🤖 AI Summary
This work addresses the lack of efficient, multifunctional small language models suitable for compute- and memory-constrained environments by introducing the Ministral 3 series—parameter-efficient dense models at 3B, 8B, and 14B scales. Each variant is released in three versions: base pretrained, instruction-tuned, and reasoning-optimized, with support for multimodal image understanding. The core innovation lies in a cascaded distillation approach that integrates iterative pruning, continual knowledge distillation, and multitask continued pretraining, achieving substantial gains in inference efficiency without compromising performance.
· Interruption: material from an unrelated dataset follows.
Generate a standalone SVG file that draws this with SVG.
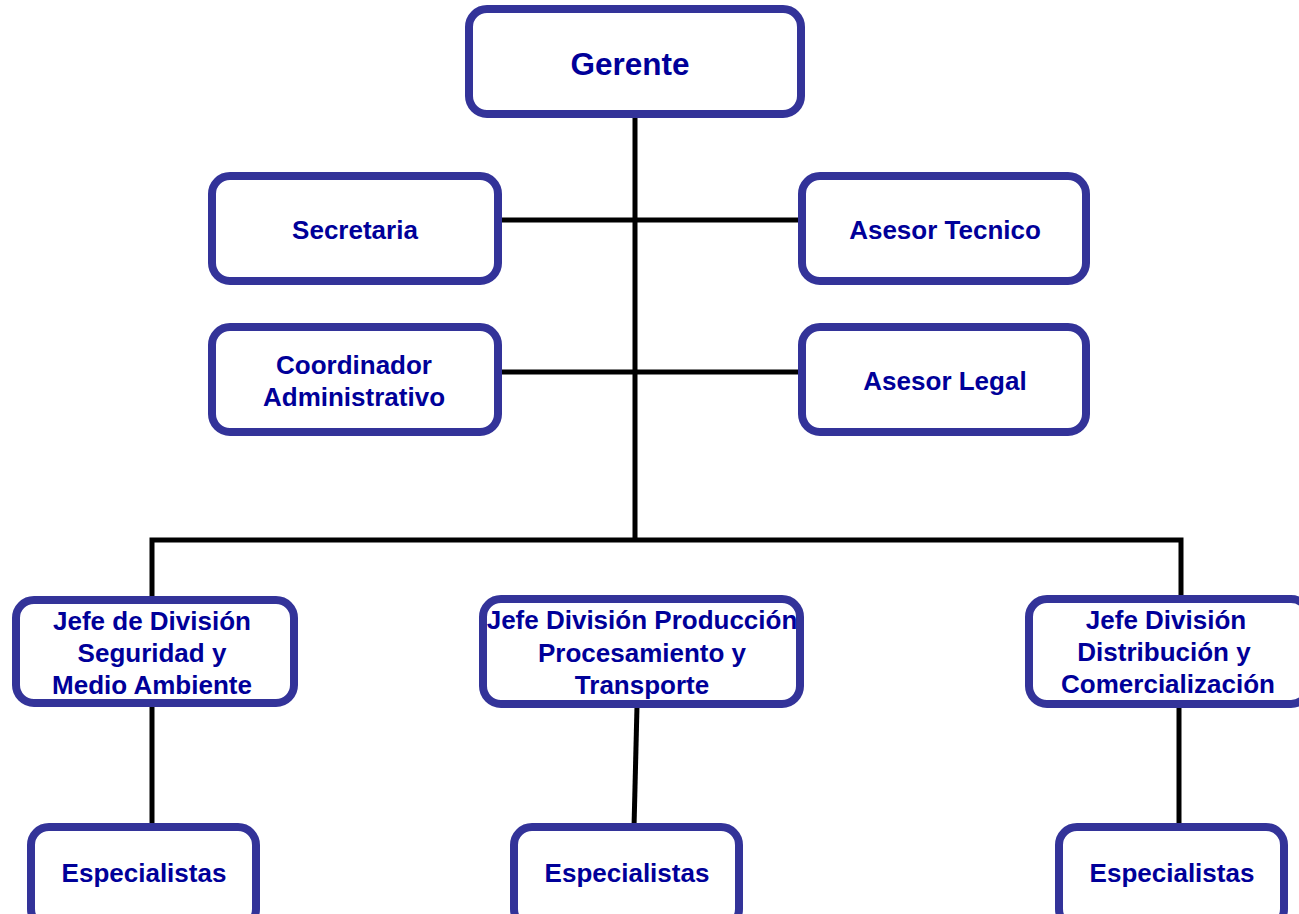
<svg xmlns="http://www.w3.org/2000/svg" width="1299" height="914" viewBox="0 0 1299 914">
<style>
.box{fill:#fff;stroke:#333399;stroke-width:8}
.t{font-family:"Liberation Sans",Arial,sans-serif;font-weight:bold;font-size:26px;fill:#000099;text-anchor:middle}
.big{font-size:31.5px}
.c{stroke:#000;stroke-width:5;fill:none}
</style>
<rect width="1299" height="914" fill="#fff"/>
<g id="connectors">
<line class="c" x1="635" y1="116" x2="635" y2="542"/>
<line class="c" x1="500" y1="220" x2="800" y2="220"/>
<line class="c" x1="500" y1="372" x2="800" y2="372"/>
<polyline class="c" points="152,600 152,540 1181,540 1181,600"/>
<line class="c" x1="152" y1="705" x2="152" y2="828"/>
<line class="c" x1="637" y1="706" x2="634" y2="828"/>
<line class="c" x1="1179" y1="706" x2="1179" y2="828"/>
</g>
<g id="gerente"><rect class="box" x="469" y="9" width="332" height="105" rx="18"/><text class="t big" x="630" y="75">Gerente</text></g>
<g id="secretaria"><rect class="box" x="212" y="176" width="286" height="105" rx="18"/><text class="t" x="355" y="239">Secretaria</text></g>
<g id="asesor-tecnico"><rect class="box" x="802" y="176" width="284" height="105" rx="18"/><text class="t" x="945" y="239">Asesor Tecnico</text></g>
<g id="coordinador"><rect class="box" x="212" y="327" width="286" height="105" rx="18"/><text class="t" x="354" y="374">Coordinador</text><text class="t" x="354" y="406">Administrativo</text></g>
<g id="asesor-legal"><rect class="box" x="802" y="327" width="284" height="105" rx="18"/><text class="t" x="945" y="390">Asesor Legal</text></g>
<g id="jefe-seguridad"><rect class="box" x="16" y="600" width="278" height="103" rx="18"/><text class="t" x="152" y="630">Jefe de División</text><text class="t" x="152" y="662">Seguridad y</text><text class="t" x="152" y="694">Medio Ambiente</text></g>
<g id="jefe-produccion"><rect class="box" x="483" y="599" width="317" height="105" rx="18"/><text class="t" x="642" y="629">Jefe División Producción</text><text class="t" x="642" y="662">Procesamiento y</text><text class="t" x="642" y="694">Transporte</text></g>
<g id="jefe-distribucion"><rect class="box" x="1029" y="599" width="280" height="105" rx="18"/><text class="t" x="1166" y="629">Jefe División</text><text class="t" x="1164" y="661">Distribución y</text><text class="t" x="1168" y="693">Comercialización</text></g>
<g id="esp1"><rect class="box" x="31" y="827" width="225" height="100" rx="18"/><text class="t" x="144" y="882">Especialistas</text></g>
<g id="esp2"><rect class="box" x="514" y="827" width="225" height="100" rx="18"/><text class="t" x="627" y="882">Especialistas</text></g>
<g id="esp3"><rect class="box" x="1059" y="827" width="225" height="100" rx="18"/><text class="t" x="1172" y="882">Especialistas</text></g>
</svg>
Evaluated across complex reasoning and general-purpose tasks, the entire model family demonstrates strong empirical results and is released under the Apache 2.0 license.
📝 Abstract
We introduce the Ministral 3 series, a family of parameter-efficient dense language models designed for compute and memory constrained applications, available in three model sizes: 3B, 8B, and 14B parameters. For each model size, we release three variants: a pretrained base model for general-purpose use, an instruction finetuned, and a reasoning model for complex problem-solving. In addition, we present our recipe to derive the Ministral 3 models through Cascade Distillation, an iterative pruning and continued training with distillation technique. Each model comes with image understanding capabilities, all under the Apache 2.0 license.